I had to search that on Google—not exactly clear from looking at it that it’s supposed to be a shrug emoji! Very appropriate, as I’m on vacation in France, the land of the perfect shrug (I can’t quite coordinate the pursed lips, exhalation and slight shrug that’s so expressive). Mitzi has an awesome book of French gestures, my favorite of which is the bullshit gesture, though I’ve never seen it used in France.

They’re sometimes called emojicons or kaomoji. See, for example, http://japaneseemoticons.me.

Some of the table flipping emojicons are works of art.

Flipping Table: (╯°□°）╯︵ ┻━┻

Putting Table Back: ┬──┬◡ﾉ(° -°ﾉ)

5 Likes

Fantastic link, thank you for making my life better.

I lived in France from 6 till 9 (?) I think, I can never keep the dates straight. Long enough to start acting like a little French child by the time we returned to the wrong side of the Berlin wall. Maybe this is why I feel like I should be able to gesture instead of talking sometimes (and why nobody here understands!) :)

What is a ‘big enough effective sample size’?

For example, I have 10,000 data points and ESS of ~300 for a few estimates - these would be picked up by the 10% threshold but not a 5% one.
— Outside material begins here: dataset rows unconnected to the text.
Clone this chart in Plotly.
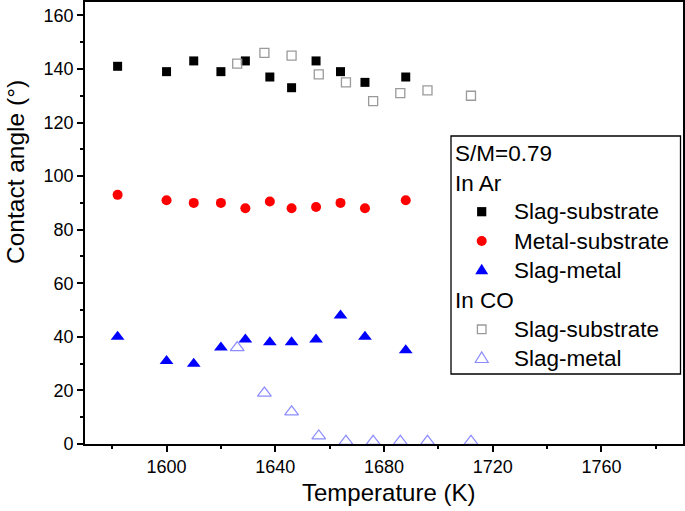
import plotly.graph_objects as go

# ---- data ----
ar_temp = [1582, 1600, 1610, 1620, 1629, 1638, 1646, 1655, 1664, 1673, 1688]
ar_slag_substrate = [141, 139, 143, 139, 143, 137, 133, 143, 139, 135, 137]
ar_metal_substrate = [93, 91, 90, 90, 88, 90.5, 88, 88.5, 90, 88, 91]
ar_slag_metal = [40, 31, 30, 36, 39, 38, 38, 39, 48, 40, 35]

co_temp = [1626, 1636, 1646, 1656, 1666, 1676, 1686, 1696, 1712]
co_slag_substrate = [142, 146, 145, 138, 135, 128, 131, 132, 130]
co_slag_metal = [36, 19, 12, 3, 1, 1, 1, 1, 1]

x_title = "Temperature (K)"
y_title = "Contact angle (°)"
legend_header = "S/M=0.79"
group_ar = "In Ar"
group_co = "In CO"
names_ar = ["Slag-substrate", "Metal-substrate", "Slag-metal"]
names_co = ["Slag-substrate", "Slag-metal"]

FONT = "Liberation Sans, Arial, sans-serif"
W, H = 685, 511
ML, MR, MT, MB = 85, 2, 2, 67
PW, PH = W - ML - MR, H - MT - MB

BLACK = "black"
RED = "#ff0000"
BLUE = "#0000ff"
GRAY = "#9a9a9a"
LBLUE = "#8c8cff"


def px(xpix):
    return (xpix - ML) / PW


def py(ypix):
    return (H - MB - ypix) / PH


fig = go.Figure()
fig.add_trace(go.Scatter(x=ar_temp, y=ar_slag_substrate, mode="markers", name=names_ar[0],
                         marker=dict(symbol="square", size=9, color=BLACK)))
fig.add_trace(go.Scatter(x=ar_temp, y=ar_metal_substrate, mode="markers", name=names_ar[1],
                         marker=dict(symbol="circle", size=10, color=RED)))
fig.add_trace(go.Scatter(x=ar_temp, y=ar_slag_metal, mode="markers", name=names_ar[2],
                         marker=dict(symbol="triangle-up", size=12, color=BLUE)))
fig.add_trace(go.Scatter(x=co_temp, y=co_slag_substrate, mode="markers", name=names_co[0],
                         marker=dict(symbol="square-open", size=9, color=GRAY,
                                     line=dict(width=1.3))))
fig.add_trace(go.Scatter(x=co_temp, y=co_slag_metal, mode="markers", name=names_co[1],
                         marker=dict(symbol="triangle-up-open", size=12, color=LBLUE,
                                     line=dict(width=1.2))))

shapes = []
annotations = []

# legend box
shapes.append(dict(type="rect", xref="paper", yref="paper",
                   x0=px(451), x1=px(680.5), y0=py(374), y1=py(136),
                   line=dict(color="black", width=1.3), fillcolor="white", layer="above"))

LFS = 22.5
def legend_text(text, xpix, ypix):
    annotations.append(dict(text=text, xref="paper", yref="paper", x=px(xpix), y=py(ypix),
                            xanchor="left", yanchor="middle", showarrow=False,
                            font=dict(size=LFS, family=FONT, color="black")))

legend_text(legend_header, 453, 153.5)
legend_text(group_ar, 453, 183)
legend_text(group_co, 453, 300)
item_rows = [211.7, 241, 270, 329.3, 358.3]
item_names = names_ar + names_co
for name, row in zip(item_names, item_rows):
    legend_text(name, 512, row)

MX = 481.7
def pix_shape(kind, ypix, half, color, filled, path=None, lw=1.3):
    d = dict(type=kind, xref="paper", yref="paper", xsizemode="pixel", ysizemode="pixel",
             xanchor=px(MX), yanchor=py(ypix), layer="above",
             line=dict(color=color, width=(0 if filled else lw)),
             fillcolor=(color if filled else "rgba(0,0,0,0)"))
    if path is not None:
        d["path"] = path
    else:
        d.update(x0=-half, x1=half, y0=-half, y1=half)
    shapes.append(d)

tri = "M-6.5,-4.2 L6.5,-4.2 L0,6.3 Z"
pix_shape("rect", item_rows[0], 4.6, BLACK, True)
pix_shape("circle", item_rows[1], 5, RED, True)
pix_shape("path", item_rows[2], 0, BLUE, True, path=tri)
pix_shape("rect", item_rows[3], 4.3, GRAY, False)
pix_shape("path", item_rows[4], 0, LBLUE, False, path=tri, lw=1.2)

# axis titles
annotations.append(dict(text=x_title, xref="paper", yref="paper", x=px(388), y=py(492),
                        xanchor="center", yanchor="middle", showarrow=False,
                        font=dict(size=24, family=FONT, color="black")))
annotations.append(dict(text=y_title, xref="paper", yref="paper", x=px(16), y=py(172),
                        xanchor="center", yanchor="middle", showarrow=False, textangle=-90,
                        font=dict(size=24.5, family=FONT, color="black")))

fig.update_layout(
    width=W, height=H,
    margin=dict(l=ML, r=MR, t=MT, b=MB),
    plot_bgcolor="white", paper_bgcolor="white",
    font=dict(family=FONT, color="black", size=18),
    showlegend=False,
    shapes=shapes,
    annotations=annotations,
    xaxis=dict(
        range=[1570, 1790], showgrid=False, zeroline=False, automargin=False,
        showline=True, linecolor="black", linewidth=1.6, mirror=True,
        ticks="outside", ticklen=6, tickwidth=1.5, tickcolor="black",
        tick0=1600, dtick=40,
        minor=dict(ticks="outside", ticklen=3.5, tickwidth=1.5, dtick=20, tick0=1580, tickcolor="black"),
        tickfont=dict(size=18),
    ),
    yaxis=dict(
        range=[0, 165], showgrid=False, zeroline=False, automargin=False,
        showline=True, linecolor="black", linewidth=1.6, mirror=True,
        ticks="outside", ticklen=6, tickwidth=1.5, tickcolor="black",
        tick0=0, dtick=20,
        minor=dict(ticks="outside", ticklen=3.5, tickwidth=1.5, dtick=10, tickcolor="black"),
        tickfont=dict(size=18),
    ),
)

fig.write_html("out.html", config={"displayModeBar": False},
               post_script="document.body.style.margin='0';document.body.style.padding='0';")
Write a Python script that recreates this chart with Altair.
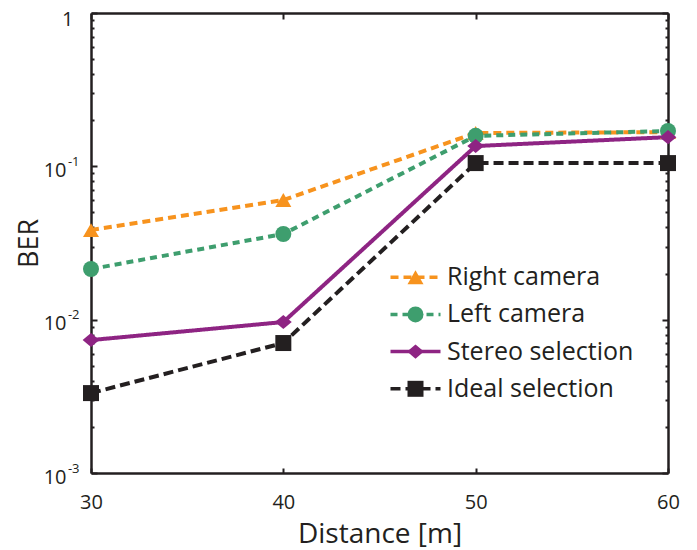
import altair as alt
import pandas as pd

# ---- data ----
distance = [30, 40, 50, 60]
series_names = ["Right camera", "Left camera", "Stereo selection", "Ideal selection"]
line_keys = ["k1", "k2", "k3", "k4"]   # hidden keys for the line part of the legend
ber_right = [0.0384, 0.0603, 0.165, 0.167]
ber_left = [0.0214, 0.0362, 0.158, 0.170]
ber_stereo = [0.00736, 0.00965, 0.1356, 0.155]
ber_ideal = [0.00332, 0.00704, 0.105, 0.105]

# ---- styling ----
colors = ["#F7931E", "#3E9E6E", "#8E2483", "#231F20"]
dashes = [[8, 5], [7, 5], [1, 0], [10, 5]]
shapes = ["triangle-up", "circle", "M-1.05,0L0,-0.88L1.05,0L0,0.88Z", "square"]

# ---- axis ticks ----
x_ticks = [30, 40, 50, 60]
y_major = [0.001, 0.01, 0.1, 1]
y_minor = [0.002, 0.003, 0.004, 0.005, 0.006, 0.007, 0.008, 0.009,
           0.02, 0.03, 0.04, 0.05, 0.06, 0.07, 0.08, 0.09,
           0.2, 0.3, 0.4, 0.5, 0.6, 0.7, 0.8, 0.9]
y_sup_values = [0.001, 0.01, 0.1]
y_sup_text = ["-3", "-2", "-1"]

rows = []
for name, key, vals in zip(series_names, line_keys, [ber_right, ber_left, ber_stereo, ber_ideal]):
    for d, v in zip(distance, vals):
        rows.append({"distance": d, "ber": v, "series": name, "line_key": key})
df = pd.DataFrame(rows)

FONT = "Open Sans"
INK = "#231F20"
y_all = sorted(y_major + y_minor)
major_list = "[" + ",".join(str(v) for v in y_major) + "]"
tick_expr = f"indexof({major_list}, datum.value) >= 0 ? -6 : -3"

xscale = alt.Scale(type="linear", domain=[30, 60], nice=False, zero=False)
yscale = alt.Scale(type="log", domain=[0.001, 1], nice=False)

common = dict(domainColor=INK, domainWidth=2.5, tickColor=INK, tickWidth=2,
              grid=False, labelOverlap=False, labelFlush=False,
              labelFont=FONT, labelColor=INK)

x_bottom = alt.Axis(orient="bottom", values=x_ticks, tickSize={"expr": "-5"},
                    labelFontSize=20, labelPadding=24, format="d",
                    title="Distance [m]", titleFont=FONT, titleFontSize=28,
                    titleFontWeight="normal", titleColor=INK, titlePadding=8,
                    **common)
x_top = alt.Axis(orient="top", values=x_ticks, tickSize={"expr": "-6"},
                 labels=False, title=None, **common)

sup_map = " : ".join(f"datum.value == {v} ? '{t}'" for v, t in zip(y_sup_values, y_sup_text)) + " : ''"
y_left = alt.Axis(orient="left", values=y_all, tickSize={"expr": tick_expr},
                  labelExpr=f"datum.value == 1 ? '1' : (indexof({major_list}, datum.value) >= 0 ? '10' : '')",
                  labelPadding={"expr": "datum.value == 1 ? 24 : 31"},
                  labelOffset={"expr": "datum.value == 1 ? 6 : 4"},
                  labelFontSize=20, labelBaseline="middle",
                  title="BER", titleFont=FONT, titleFontSize=27,
                  titleFontWeight="normal", titleColor=INK, titlePadding=0,
                  **common)
y_right = alt.Axis(orient="right", values=y_all, tickSize={"expr": tick_expr},
                   labels=False, title=None, **common)
y_sup = alt.Axis(orient="left", values=y_sup_values, ticks=False, domain=False,
                 labelExpr=sup_map, labelFontSize=13, labelPadding=12,
                 labelBaseline="middle", labelOffset=-5, labelFont=FONT,
                 labelColor=INK, labelOverlap=False, labelFlush=False,
                 grid=False, title=None)

LX, LY = 312, 251.7
legend_common = dict(orient="none", legendX=LX, legendY=LY, title=None,
                     labelFont=FONT, labelFontSize=25, labelColor=INK,
                     labelOffset=19, labelLimit=400, rowPadding=11.2,
                     padding=0, symbolSize=256)
line_legend = alt.Legend(symbolType="M-3.125,0H3.125", symbolStrokeWidth=3.5,
                         labelExpr="' '", labelOpacity=0, **legend_common)
point_legend = alt.Legend(symbolStrokeWidth=0, **legend_common)

base = alt.Chart(df)

lines = base.mark_line(strokeWidth=4).encode(
    x=alt.X("distance:Q", scale=xscale, axis=x_bottom),
    y=alt.Y("ber:Q", scale=yscale, axis=y_left),
    color=alt.Color("line_key:N", scale=alt.Scale(domain=line_keys, range=colors),
                    legend=line_legend),
    strokeDash=alt.StrokeDash("line_key:N", scale=alt.Scale(domain=line_keys, range=dashes),
                              legend=line_legend),
)

points = base.mark_point(filled=True, opacity=1, strokeWidth=0, size=256).encode(
    x=alt.X("distance:Q", scale=xscale, axis=x_top),
    y=alt.Y("ber:Q", scale=yscale, axis=y_right),
    fill=alt.Fill("series:N", scale=alt.Scale(domain=series_names, range=colors),
                  legend=point_legend),
    shape=alt.Shape("series:N", scale=alt.Scale(domain=series_names, range=shapes),
                    legend=point_legend),
)

sup = base.mark_point(opacity=0).encode(
    x=alt.X("distance:Q", scale=xscale, axis=None),
    y=alt.Y("ber:Q", scale=yscale, axis=y_sup),
)

chart = alt.layer(lines, points, sup).resolve_axis(
    x="independent", y="independent"
).properties(
    width=577, height=460,
    autosize=alt.AutoSizeParams(type="none"),
    padding={"left": 83, "top": 5, "right": 21, "bottom": 77},
).configure_view(stroke=None).configure(background="white")

chart.save("out.html", embed_options={"renderer": "svg", "actions": False})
Otherwise, the chains converge, MCSE looks okay, pp_checks are reasonable, and estimates look okay. When I increase the iters, the ESS scales upwards proportionally (or more) but otherwise no changes to model estimates.

What are the pros and cons of selecting either n_eff/N threshold? I’d be keen to save time!

This got posted on the blog a few days ago: https://statmodeling.stat.columbia.edu/2019/03/19/maybe-its-time-to-let-the-old-ways-die-or-we-broke-r-hat-so-now-we-have-to-fix-it/

The Arxiv version: https://arxiv.org/pdf/1903.08008.pdf

The notebook version: https://avehtari.github.io/rhat_ess/rhat_ess.html

If you’re wondering about N_effs and especially quantiles, you’ll probly find that stuff interesting.

3 Likes

If your Markov chain behaves well enough then effective sample size controls the error of your MCMC estimators, such as the mean (see https://betanalpha.github.io/assets/case_studies/rstan_workflow.html for more details). So you want to generate enough effective sample to be sufficient for your application. In general there is no unique answer.

For example, if I all I want to do is crudely locate the mean within the marginal posterior distribution then error[f] ~ sqrt{ Var[f] } / 3 should be sufficient and that implies

\sqrt{ Var[f] / ESS[f] } = error[f] ~ sqrt{ Var[f] } / 3
3 ~ sqrt{ ESS[f] }
10 ~ ESS[f]

Typically 100 effective samples allows for a more precise evaluation of the posterior properties.

Just keep in mind that all of this holds only if you have a central limit theorem, which means also checking for divergences, Rhats, and the like.

Thank you very much for the information.